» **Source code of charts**
════════

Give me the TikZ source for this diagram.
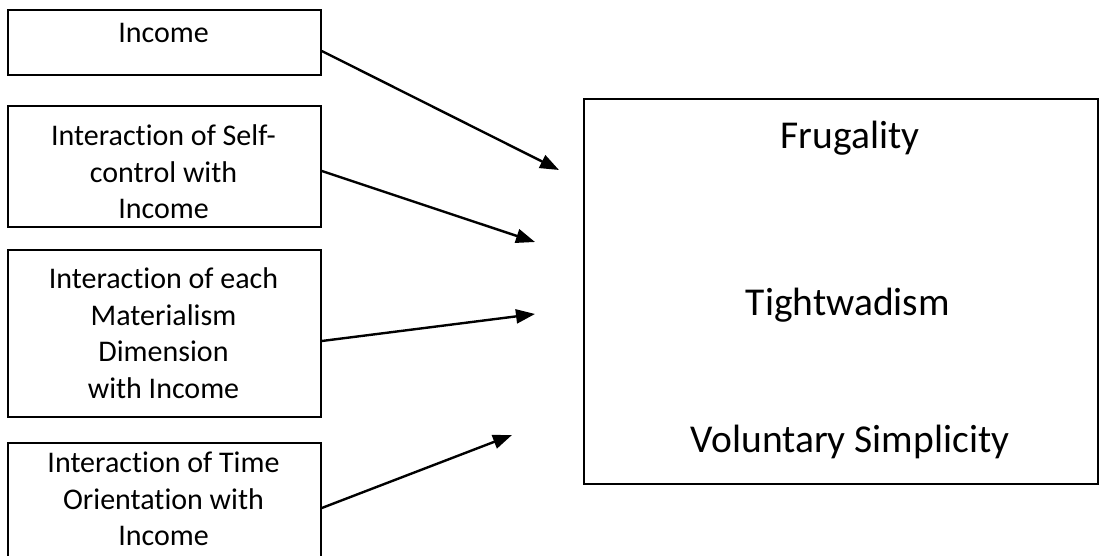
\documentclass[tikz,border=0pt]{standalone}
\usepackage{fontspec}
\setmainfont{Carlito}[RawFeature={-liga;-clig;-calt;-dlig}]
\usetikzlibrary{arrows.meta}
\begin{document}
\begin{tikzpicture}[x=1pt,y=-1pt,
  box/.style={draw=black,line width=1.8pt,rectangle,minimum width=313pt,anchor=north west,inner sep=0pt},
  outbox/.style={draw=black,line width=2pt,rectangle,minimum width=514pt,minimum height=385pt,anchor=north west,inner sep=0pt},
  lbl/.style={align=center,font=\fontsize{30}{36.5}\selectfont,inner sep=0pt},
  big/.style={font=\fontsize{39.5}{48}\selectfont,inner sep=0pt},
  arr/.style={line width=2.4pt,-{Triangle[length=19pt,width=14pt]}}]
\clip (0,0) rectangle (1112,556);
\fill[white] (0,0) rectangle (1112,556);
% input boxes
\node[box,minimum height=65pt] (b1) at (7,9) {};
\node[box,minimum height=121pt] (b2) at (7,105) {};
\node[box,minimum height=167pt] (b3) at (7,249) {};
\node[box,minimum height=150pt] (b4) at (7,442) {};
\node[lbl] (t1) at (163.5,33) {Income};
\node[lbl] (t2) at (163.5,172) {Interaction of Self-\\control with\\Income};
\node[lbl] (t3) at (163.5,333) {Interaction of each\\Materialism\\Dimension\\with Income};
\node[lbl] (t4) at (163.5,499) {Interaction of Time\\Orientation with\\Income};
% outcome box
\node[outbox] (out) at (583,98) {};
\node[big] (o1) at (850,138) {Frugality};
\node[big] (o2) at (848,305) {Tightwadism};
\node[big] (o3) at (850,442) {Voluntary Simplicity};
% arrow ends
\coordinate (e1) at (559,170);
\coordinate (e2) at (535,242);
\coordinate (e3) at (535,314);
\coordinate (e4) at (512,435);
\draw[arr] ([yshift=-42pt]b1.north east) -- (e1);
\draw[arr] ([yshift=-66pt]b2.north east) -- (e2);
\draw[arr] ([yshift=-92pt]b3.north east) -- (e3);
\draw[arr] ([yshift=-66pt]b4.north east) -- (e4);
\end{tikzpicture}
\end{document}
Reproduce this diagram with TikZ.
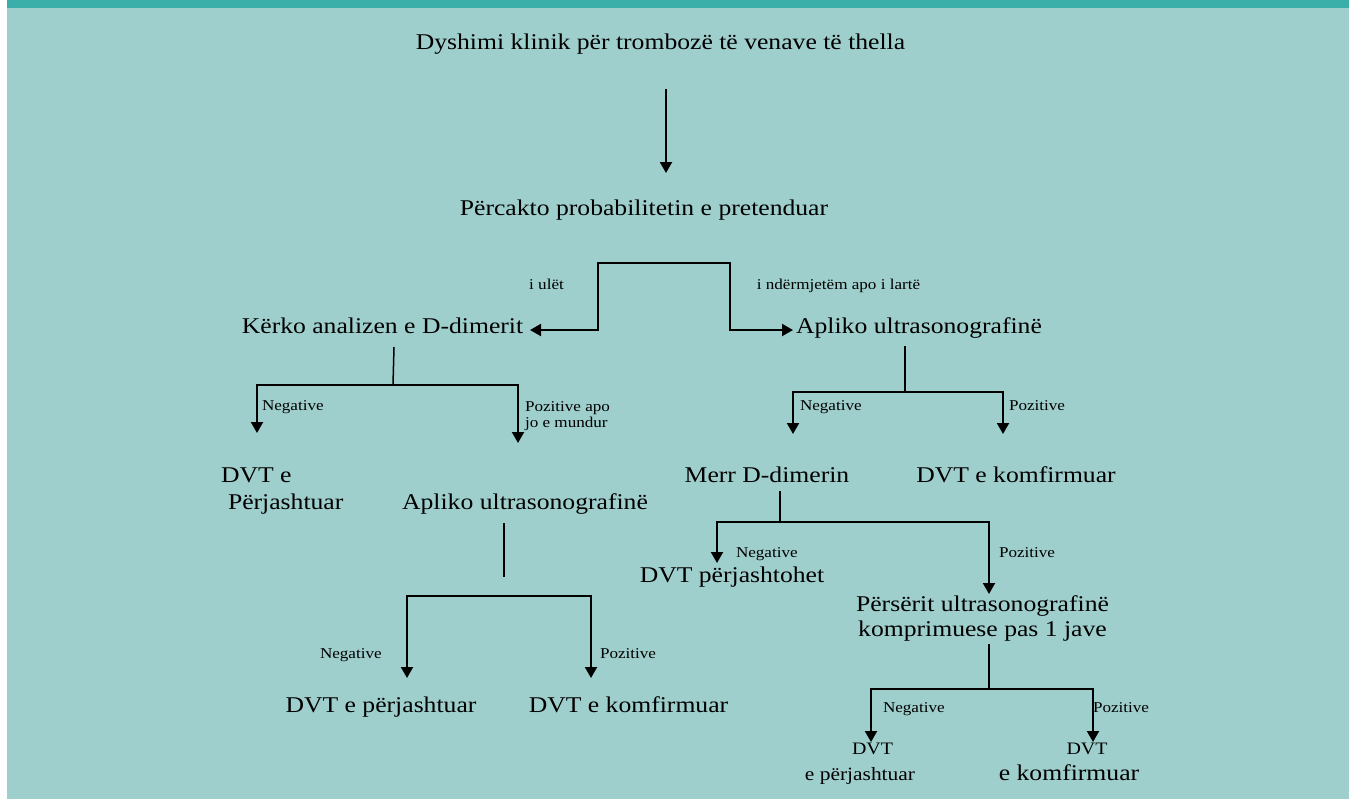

════════

» **EXERCISE BRIEF**
Without the pictures, restate all of the entries above verbatim.

» **SOLUTION TO THIS PROBLEM**
Give me the TikZ source for this diagram.
\documentclass[tikz,border=0pt]{standalone}
\usepackage{fontspec}
\setmainfont{Carlito}[RawFeature={-liga;-clig;-calt;-dlig}]
\usetikzlibrary{arrows.meta}
\begin{document}
\begin{tikzpicture}[x=1pt,y=-1pt,
  box/.style={draw=black,line width=1.8pt,rectangle,minimum width=313pt,anchor=north west,inner sep=0pt},
  outbox/.style={draw=black,line width=2pt,rectangle,minimum width=514pt,minimum height=385pt,anchor=north west,inner sep=0pt},
  lbl/.style={align=center,font=\fontsize{30}{36.5}\selectfont,inner sep=0pt},
  big/.style={font=\fontsize{39.5}{48}\selectfont,inner sep=0pt},
  arr/.style={line width=2.4pt,-{Triangle[length=19pt,width=14pt]}}]
\clip (0,0) rectangle (1112,556);
\fill[white] (0,0) rectangle (1112,556);
% input boxes
\node[box,minimum height=65pt] (b1) at (7,9) {};
\node[box,minimum height=121pt] (b2) at (7,105) {};
\node[box,minimum height=167pt] (b3) at (7,249) {};
\node[box,minimum height=150pt] (b4) at (7,442) {};
\node[lbl] (t1) at (163.5,33) {Income};
\node[lbl] (t2) at (163.5,172) {Interaction of Self-\\control with\\Income};
\node[lbl] (t3) at (163.5,333) {Interaction of each\\Materialism\\Dimension\\with Income};
\node[lbl] (t4) at (163.5,499) {Interaction of Time\\Orientation with\\Income};
% outcome box
\node[outbox] (out) at (583,98) {};
\node[big] (o1) at (850,138) {Frugality};
\node[big] (o2) at (848,305) {Tightwadism};
\node[big] (o3) at (850,442) {Voluntary Simplicity};
% arrow ends
\coordinate (e1) at (559,170);
\coordinate (e2) at (535,242);
\coordinate (e3) at (535,314);
\coordinate (e4) at (512,435);
\draw[arr] ([yshift=-42pt]b1.north east) -- (e1);
\draw[arr] ([yshift=-66pt]b2.north east) -- (e2);
\draw[arr] ([yshift=-92pt]b3.north east) -- (e3);
\draw[arr] ([yshift=-66pt]b4.north east) -- (e4);
\end{tikzpicture}
\end{document}
Reproduce this diagram with TikZ.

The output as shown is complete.